Having utilized his still-unequaled access to the Soviet military archives, Communist Party documents, and secret Presidential Archive, Volkogonov sheds new light on some of the major events of twentieth-century history and the men who shaped them. We witness Lenin’s paranoia about foreigners in Russia, and his creation of a privileged system for top Party members; Stalin’s repression of the nationalities and his singular conduct of foreign policy; the origins and conduct of the Korean War; Kruschev’s relationship with the odious secret service chief, Beria, and his handling of the Cuban Missile Crisis; Brezhnev’s vanity and stupidity; a new view of Poland and Solidarity; the ossification of Soviet bureaucracy and the cynicism of the Politburo; and Mikhail Gorbachev’s Leninism and his role in history.

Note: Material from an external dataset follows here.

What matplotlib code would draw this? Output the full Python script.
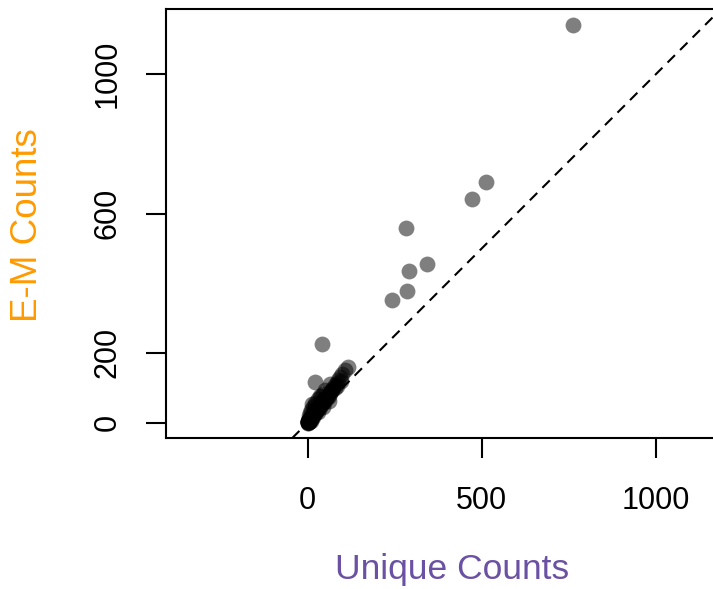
import numpy as np
import matplotlib.pyplot as plt

plt.rcParams['font.family'] = ['Liberation Sans', 'DejaVu Sans']

# read-off values: unique-read counts vs E-M counts
unique_counts = [
    762, 511, 471, 282, 342, 292, 286, 241, 40, 21,
    0, 0, 1, 1, 2, 2, 3, 3, 4, 5, 5, 6, 7, 8, 9, 10,
    11, 12, 13, 14, 15, 16, 18, 19, 20, 22, 24, 25, 27, 28, 30, 32,
    34, 36, 38, 40, 42, 44, 46, 48, 50, 53, 55, 58, 60, 63, 66, 70,
    74, 78, 83, 88, 93, 100, 108, 116, 10, 15, 22, 30, 38, 45, 5, 8,
    0, 1, 2, 3, 4, 6, 7, 9, 78, 85, 95,
    30, 45, 60, 20, 50, 35, 65, 12,
]
em_counts = [
    1141, 690, 643, 560, 455, 436, 378, 353, 225, 116,
    0, 2, 1, 4, 3, 6, 2, 8, 5, 4, 10, 9, 12, 8, 14, 11,
    18, 16, 20, 15, 22, 25, 24, 30, 28, 33, 30, 38, 36, 42, 40, 48,
    45, 52, 50, 58, 55, 62, 60, 68, 66, 72, 70, 80, 76, 85, 90, 94,
    100, 108, 115, 122, 132, 140, 150, 160, 35, 45, 55, 68, 75, 82, 20, 28,
    1, 0, 1, 4, 2, 5, 7, 6, 100, 105, 118,
    30, 45, 62, 50, 95, 75, 110, 52,
]

x_ticks = [0, 500, 1000]
y_ticks = [0, 200, 600, 1000]

fig = plt.figure(figsize=(7.13, 5.89), dpi=100)
ax = fig.add_axes([0.2328, 0.2559, 0.791, 0.728])

ax.scatter(unique_counts, em_counts, s=130, c='black', alpha=0.5, linewidths=0)
# y = x reference line
ax.axline((0, 0), slope=1, color='black', lw=1.5, linestyle=(0, (5, 3.5)))

ax.set_xlim(-407, 1213)
ax.set_ylim(-45, 1186)

ax.set_xticks(x_ticks)
ax.set_yticks(y_ticks)
ax.tick_params(axis='both', direction='out', length=14.4, width=1.5,
               labelsize=22)
ax.tick_params(axis='x', pad=20)
ax.tick_params(axis='y', pad=17)
for lab in ax.get_yticklabels():
    lab.set_rotation(90)
    lab.set_va('center')

for sp in ax.spines.values():
    sp.set_linewidth(1.5)

fig.text(452 / 713, (589 - 579) / 589, 'Unique Counts', color='#6a51a3',
         fontsize=25.5, ha='center', va='baseline')
fig.text(28 / 713, (589 - 225) / 589, 'E-M Counts', color='#ff9a00',
         fontsize=26.5, ha='center', va='center', rotation=90)

fig.savefig('out.png', dpi=100)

By profiling the seven successive Soviet leaders from Lenin to Gorbachev, Volkogonov also depicts in painstaking detail the progressive self-destruction of the Leninist system. In his clear-eyed character assessments and political evaluations, lucidly translated and edited by Harold Shukman, Dmitri Volkogonov has once again performed an invaluable service to twentieth-century history.
PUBLISHERS WEEKLY
Volkogonov, a Soviet historian, military general and debunking biographer of Lenin, Stalin and Trotsky, completed this illuminating study shortly before his death in 1995. Of the seven Soviet rulers profiled, Gorbachev gets the highest marks for initiating epochal reforms, though the author stresses that Gorbachev could have accomplished much more had he relinquished his faith in the communist system. Volkogonov cogently argues for a seamless connection between Lenin's absolutism and Stalin's merciless dictatorship. Drawing on new material, including declassified documents from state and Party archives, he reveals Lenin's paranoia toward foreigners as well as Stalin's pivotal role in egging on his puppet in North Korea, Kim Il-sung, to start a war with the South in 1950. Khrushchev, though he repudiated the Stalinist cult of personality, was out of touch with the masses, in Volkogonov's estimate, while indecisive, mediocre, suave Brezhnev mistook economic and social stagnation for stability. Both Yuri Andropov and Konstantin Chernenko were "political pygmies" who strived to preserve a sclerotic system. Bristling with startling revelations, this scathing panorama of seven decades of Soviet rule brims with much treachery, intrigue, reversals of fortune and personal idiosyncrasies. Photos not seen by PW.